João Goulart Filho (PPL)
“Nossa proposta visa o fortalecimento da saúde pública de uma maneira geral e e do ensino superior público. Nesta linha precisamos melhoraram as faculdades de Medicina e os cursos de psiquiatria. Vamos aumentar os leitos psiquiátricos nos hospitais públicos e investir muito nas CAPS (Centros de Atenção Psicosocial). Pensamos também em garantir que a psicologia esteja mais presente nas unidades de saúde pública. Precisamos aumentar a cultura do atendimento multiprofissional, muito mais completo e eficaz no apoio ao doente e à sua família. Os hospitais de custódia vivem o mesmo drama do sistema prisional. Devemos investir e recursos humanos adequados e melhores condições de trabalho nestas unidades”
Marina Silva (REDE)
“Para a área de saúde mental, a campanha de Marina Silva propõe fortalecer, ampliar e qualificar a atenção à saúde mental, com o fortalecimento da Rede de Atenção Psicossocial (RAPS) e criação de leitos de internação de curta duração em hospitais gerais para atender demandas de psiquiatria. O programa da candidata também tem previsão de restabelecer e fortalecer a política antimanicomial. Para isso, vamos combater o estigma e incentivar a prevenção das doenças mentais, com diagnóstico e tratamento para os transtornos, assim como o uso de álcool e outras drogas. Os profissionais da área também são importantes para um bom funcionamento das políticas públicas. Por isso, Marina também tem como proposta fomentar a formação de profissionais de saúde mental, aumentando a interação com as equipes de Saúde da Família”.
Vera Lúcia (PSTU)
“O aumento da incidência dessas doenças mentais não é mera fatalidade. Tem relação direta com a política neoliberal de reestruturação produtiva que intensifica o ritmo de trabalho e precariza cada vez mais as condições e direitos trabalhistas. Além disso, a ideologia de autossuficiência e individualismo impostas pelo capitalismo também contribuem para o adoecimento. Por isso, para além de fortalecer e ampliar a rede de serviços públicos de atendimento a essa população com centros de atenção psicossocial, centros de convivência, promoção e prevenção de saúde mental na atenção básica, entre outros, é necessário diminuir a jornada de trabalho sem redução de salário, garantir emprego e estabilidade, garantir o acesso aos equipamentos de lazer e cultura ao conjunto dos trabalhadores e da juventude.
Os hospitais de custódia e tratamento psiquiátrico seguem a mesma lógica do sistema carcerário comum, que é de depósito de pessoas, sem qualquer compromisso com a recuperação, ou no caso, com o tratamento das pessoas que lá estão.
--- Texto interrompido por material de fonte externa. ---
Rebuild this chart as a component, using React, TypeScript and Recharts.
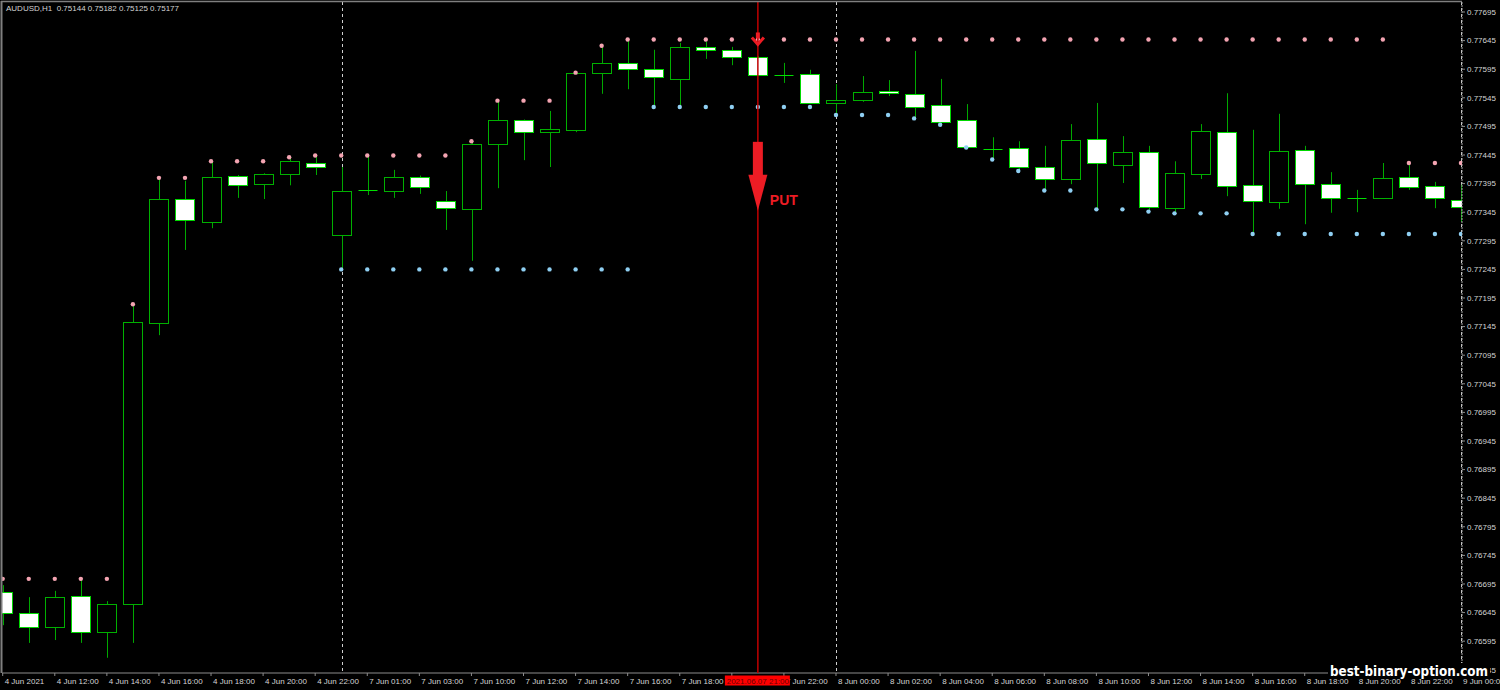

É ainda reminiscência da psiquiatria manicomial. Não serve. É preciso construir condições para que essas pessoas recebam o tratamento necessário a sua patologia e passem por avaliações regulares. Para que seja considerada sua real condição de saúde mental. Assim como tenha garantido o acompanhamento jurídico, como direito elementar”.
Procurados pelo Yahoo!, os candidatos Cabo Daciolo (Patriota), Ciro Gomes (PDT), Geraldo Alckmin (PSDB), Henrique Meirelles (MDB), Jair Bolsonaro (PSL), João Amoêdo (NOVO) e José Maria Eymael (DC) não comentaram o assunto até a publicação desta reportagem.